*What the exercise asks*. All the data below goes into the copy word for word, but the pictures don't.

--- begin Supplied information ---

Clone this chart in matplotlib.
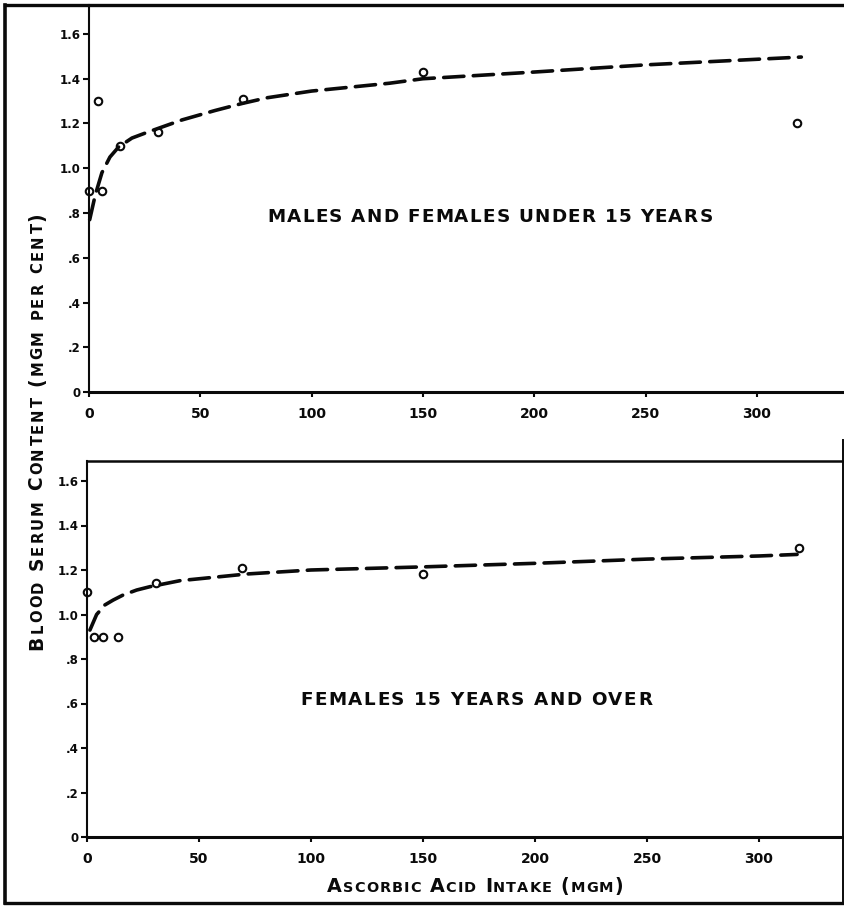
import matplotlib
matplotlib.use("Agg")
import matplotlib.pyplot as plt
from matplotlib.lines import Line2D
from matplotlib.transforms import IdentityTransform
from matplotlib.font_manager import FontProperties

W, H, DPI = 844, 906, 100
FAMILY = "DejaVu Sans"
INK = "#0a0a0a"

# ---- observations: ascorbic acid intake (mgm) vs blood serum content ----
intake_young = [0, 4, 6, 14, 31, 69, 150, 318]
serum_young = [0.90, 1.30, 0.90, 1.10, 1.16, 1.31, 1.43, 1.20]

intake_adult = [0, 3, 7, 14, 31, 69, 150, 318]
serum_adult = [1.10, 0.90, 0.90, 0.90, 1.14, 1.21, 1.18, 1.30]

# ---- hand-drawn trend curves ----
trend_young_x = [0.3, 2.8, 5.8, 9.4, 13.3, 19.3, 26.8, 41.8, 56.6, 69, 80, 100, 120, 135,
                 150, 200, 250, 300, 320]
trend_young_y = [0.77, 0.88, 0.98, 1.05, 1.095, 1.135, 1.163, 1.216, 1.258, 1.29, 1.315,
                 1.345, 1.365, 1.38, 1.40, 1.43, 1.462, 1.487, 1.497]

trend_adult_x = [1.3, 4.3, 8, 11.7, 16.2, 22.2, 28.1, 41.5, 56.4, 71.3, 100, 150, 200, 250,
                 300, 317]
trend_adult_y = [0.93, 1.0, 1.043, 1.065, 1.088, 1.11, 1.125, 1.152, 1.167, 1.182, 1.20,
                 1.214, 1.23, 1.249, 1.263, 1.27]

# ---- axis ticks and text ----
x_ticks = [0, 50, 100, 150, 200, 250, 300]
x_tick_labels = ["0", "50", "100", "150", "200", "250", "300"]
y_ticks = [0, 0.2, 0.4, 0.6, 0.8, 1.0, 1.2, 1.4, 1.6]
y_tick_labels = ["0", ".2", ".4", ".6", ".8", "1.0", "1.2", "1.4", "1.6"]
panel_titles = ["MALES AND FEMALES UNDER 15 YEARS", "FEMALES 15 YEARS AND OVER"]
x_label = "Ascorbic Acid Intake (mgm)"
y_label = "Blood Serum Content (mgm per cent)"

fig = plt.figure(figsize=(W / DPI, H / DPI), dpi=DPI)
fig.patch.set_facecolor("white")
renderer = fig.canvas.get_renderer()


def px_axes(left, top, right, bottom):
    """Axes placed by pixel edges measured from the top-left corner."""
    return fig.add_axes([left / W, (H - bottom) / H, (right - left) / W, (bottom - top) / H])


def style_axes(ax, xmax, ymax, show_top):
    ax.set_xlim(0, xmax)
    ax.set_ylim(0, ymax)
    ax.spines["right"].set_visible(False)
    ax.spines["top"].set_visible(show_top)
    ax.spines["top"].set_linewidth(1.8)
    ax.spines["left"].set_linewidth(1.5)
    ax.spines["bottom"].set_linewidth(2.2)
    for s in ax.spines.values():
        s.set_color(INK)
    ax.set_xticks(x_ticks)
    ax.set_xticklabels(x_tick_labels, fontsize=10, fontweight="bold", family=FAMILY)
    ax.set_yticks(y_ticks)
    ax.set_yticklabels(y_tick_labels, fontsize=8.5, fontweight="bold", family=FAMILY)
    ax.tick_params(axis="x", direction="out", length=3.5, width=1.5, pad=7, colors=INK)
    ax.tick_params(axis="y", direction="out", length=4, width=1.5, pad=2, colors=INK)
    ax.set_facecolor("none")


def draw_panel(ax, xs, ys, tx, ty):
    ax.plot(tx, ty, color=INK, lw=2.6, dashes=(5.6, 2.6), dash_capstyle="round",
            solid_capstyle="round", zorder=2, clip_on=False)
    ax.plot(xs, ys, linestyle="none", marker="o", markersize=5.4, markerfacecolor="none",
            markeredgecolor=INK, markeredgewidth=1.5, zorder=3, clip_on=False)


def glyph_width(ch, fp):
    w1, _, _ = renderer.get_text_width_height_descent("|" + ch + "|", fp, ismath=False)
    w0, _, _ = renderer.get_text_width_height_descent("||", fp, ismath=False)
    return w1 - w0


def lettered(text, center, base, span, big, small=None, rotate=False):
    """Draw text letter by letter (small capitals for lower-case letters),
    spread evenly over `span` pixels around `center`."""
    big_fp = FontProperties(family=FAMILY, size=big, weight="bold")
    small_fp = FontProperties(family=FAMILY, size=small or big, weight="bold")
    glyphs = [(c.upper(), small_fp) if c.islower() else (c, big_fp) for c in text]
    widths = [glyph_width(c, fp) for c, fp in glyphs]
    gap = (span - sum(widths)) / (len(glyphs) - 1)
    pos = center - span / 2
    for (c, fp), w in zip(glyphs, widths):
        if c != " ":
            if rotate:
                x, y = base, pos
            else:
                x, y = pos, base
            fig.text(x, y, c, transform=IdentityTransform(), fontproperties=fp, color=INK,
                     ha="left", va="baseline", rotation=90 if rotate else 0,
                     rotation_mode="anchor")
        pos += w + gap


# upper panel: males and females under 15 years
ax1 = px_axes(89, 5, 844, 392)
style_axes(ax1, 755 / 2.226, 387 / 223.75, show_top=False)
draw_panel(ax1, intake_young, serum_young, trend_young_x, trend_young_y)

# lower panel: females 15 years and over
ax2 = px_axes(87, 461, 844, 837)
style_axes(ax2, 757 / 2.24, 376 / 222.5, show_top=True)
draw_panel(ax2, intake_adult, serum_adult, trend_adult_x, trend_adult_y)

# panel captions
lettered(panel_titles[0], 490, H - 222, 445, 13.2)
lettered(panel_titles[1], 476, H - 705, 352, 13.2)

# shared axis titles
lettered(x_label, 475, H - 892, 296, 13.8, 10.4)
lettered(y_label, H - 431, 42.5, 437, 13.4, 10.6, rotate=True)

# outer border of the plate
frame = [
    ([5, 5], [H - 5, H - 903], 2.6),
    ([5, 844], [H - 5, H - 5], 2.4),
    ([5, 844], [H - 903, H - 903], 2.4),
    ([843, 843], [H - 440, H - 903], 1.4),
]
for xs, ys, lw in frame:
    fig.add_artist(Line2D(xs, ys, transform=IdentityTransform(), color=INK, lw=lw,
                          solid_capstyle="projecting"))

fig.savefig("out.png", dpi=DPI, facecolor="white")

--- end Supplied information ---

*Answer for the task*.
Clone this chart in matplotlib.
import matplotlib
matplotlib.use("Agg")
import matplotlib.pyplot as plt
from matplotlib.lines import Line2D
from matplotlib.transforms import IdentityTransform
from matplotlib.font_manager import FontProperties

W, H, DPI = 844, 906, 100
FAMILY = "DejaVu Sans"
INK = "#0a0a0a"

# ---- observations: ascorbic acid intake (mgm) vs blood serum content ----
intake_young = [0, 4, 6, 14, 31, 69, 150, 318]
serum_young = [0.90, 1.30, 0.90, 1.10, 1.16, 1.31, 1.43, 1.20]

intake_adult = [0, 3, 7, 14, 31, 69, 150, 318]
serum_adult = [1.10, 0.90, 0.90, 0.90, 1.14, 1.21, 1.18, 1.30]

# ---- hand-drawn trend curves ----
trend_young_x = [0.3, 2.8, 5.8, 9.4, 13.3, 19.3, 26.8, 41.8, 56.6, 69, 80, 100, 120, 135,
                 150, 200, 250, 300, 320]
trend_young_y = [0.77, 0.88, 0.98, 1.05, 1.095, 1.135, 1.163, 1.216, 1.258, 1.29, 1.315,
                 1.345, 1.365, 1.38, 1.40, 1.43, 1.462, 1.487, 1.497]

trend_adult_x = [1.3, 4.3, 8, 11.7, 16.2, 22.2, 28.1, 41.5, 56.4, 71.3, 100, 150, 200, 250,
                 300, 317]
trend_adult_y = [0.93, 1.0, 1.043, 1.065, 1.088, 1.11, 1.125, 1.152, 1.167, 1.182, 1.20,
                 1.214, 1.23, 1.249, 1.263, 1.27]

# ---- axis ticks and text ----
x_ticks = [0, 50, 100, 150, 200, 250, 300]
x_tick_labels = ["0", "50", "100", "150", "200", "250", "300"]
y_ticks = [0, 0.2, 0.4, 0.6, 0.8, 1.0, 1.2, 1.4, 1.6]
y_tick_labels = ["0", ".2", ".4", ".6", ".8", "1.0", "1.2", "1.4", "1.6"]
panel_titles = ["MALES AND FEMALES UNDER 15 YEARS", "FEMALES 15 YEARS AND OVER"]
x_label = "Ascorbic Acid Intake (mgm)"
y_label = "Blood Serum Content (mgm per cent)"

fig = plt.figure(figsize=(W / DPI, H / DPI), dpi=DPI)
fig.patch.set_facecolor("white")
renderer = fig.canvas.get_renderer()


def px_axes(left, top, right, bottom):
    """Axes placed by pixel edges measured from the top-left corner."""
    return fig.add_axes([left / W, (H - bottom) / H, (right - left) / W, (bottom - top) / H])


def style_axes(ax, xmax, ymax, show_top):
    ax.set_xlim(0, xmax)
    ax.set_ylim(0, ymax)
    ax.spines["right"].set_visible(False)
    ax.spines["top"].set_visible(show_top)
    ax.spines["top"].set_linewidth(1.8)
    ax.spines["left"].set_linewidth(1.5)
    ax.spines["bottom"].set_linewidth(2.2)
    for s in ax.spines.values():
        s.set_color(INK)
    ax.set_xticks(x_ticks)
    ax.set_xticklabels(x_tick_labels, fontsize=10, fontweight="bold", family=FAMILY)
    ax.set_yticks(y_ticks)
    ax.set_yticklabels(y_tick_labels, fontsize=8.5, fontweight="bold", family=FAMILY)
    ax.tick_params(axis="x", direction="out", length=3.5, width=1.5, pad=7, colors=INK)
    ax.tick_params(axis="y", direction="out", length=4, width=1.5, pad=2, colors=INK)
    ax.set_facecolor("none")


def draw_panel(ax, xs, ys, tx, ty):
    ax.plot(tx, ty, color=INK, lw=2.6, dashes=(5.6, 2.6), dash_capstyle="round",
            solid_capstyle="round", zorder=2, clip_on=False)
    ax.plot(xs, ys, linestyle="none", marker="o", markersize=5.4, markerfacecolor="none",
            markeredgecolor=INK, markeredgewidth=1.5, zorder=3, clip_on=False)


def glyph_width(ch, fp):
    w1, _, _ = renderer.get_text_width_height_descent("|" + ch + "|", fp, ismath=False)
    w0, _, _ = renderer.get_text_width_height_descent("||", fp, ismath=False)
    return w1 - w0


def lettered(text, center, base, span, big, small=None, rotate=False):
    """Draw text letter by letter (small capitals for lower-case letters),
    spread evenly over `span` pixels around `center`."""
    big_fp = FontProperties(family=FAMILY, size=big, weight="bold")
    small_fp = FontProperties(family=FAMILY, size=small or big, weight="bold")
    glyphs = [(c.upper(), small_fp) if c.islower() else (c, big_fp) for c in text]
    widths = [glyph_width(c, fp) for c, fp in glyphs]
    gap = (span - sum(widths)) / (len(glyphs) - 1)
    pos = center - span / 2
    for (c, fp), w in zip(glyphs, widths):
        if c != " ":
            if rotate:
                x, y = base, pos
            else:
                x, y = pos, base
            fig.text(x, y, c, transform=IdentityTransform(), fontproperties=fp, color=INK,
                     ha="left", va="baseline", rotation=90 if rotate else 0,
                     rotation_mode="anchor")
        pos += w + gap


# upper panel: males and females under 15 years
ax1 = px_axes(89, 5, 844, 392)
style_axes(ax1, 755 / 2.226, 387 / 223.75, show_top=False)
draw_panel(ax1, intake_young, serum_young, trend_young_x, trend_young_y)

# lower panel: females 15 years and over
ax2 = px_axes(87, 461, 844, 837)
style_axes(ax2, 757 / 2.24, 376 / 222.5, show_top=True)
draw_panel(ax2, intake_adult, serum_adult, trend_adult_x, trend_adult_y)

# panel captions
lettered(panel_titles[0], 490, H - 222, 445, 13.2)
lettered(panel_titles[1], 476, H - 705, 352, 13.2)

# shared axis titles
lettered(x_label, 475, H - 892, 296, 13.8, 10.4)
lettered(y_label, H - 431, 42.5, 437, 13.4, 10.6, rotate=True)

# outer border of the plate
frame = [
    ([5, 5], [H - 5, H - 903], 2.6),
    ([5, 844], [H - 5, H - 5], 2.4),
    ([5, 844], [H - 903, H - 903], 2.4),
    ([843, 843], [H - 440, H - 903], 1.4),
]
for xs, ys, lw in frame:
    fig.add_artist(Line2D(xs, ys, transform=IdentityTransform(), color=INK, lw=lw,
                          solid_capstyle="projecting"))

fig.savefig("out.png", dpi=DPI, facecolor="white")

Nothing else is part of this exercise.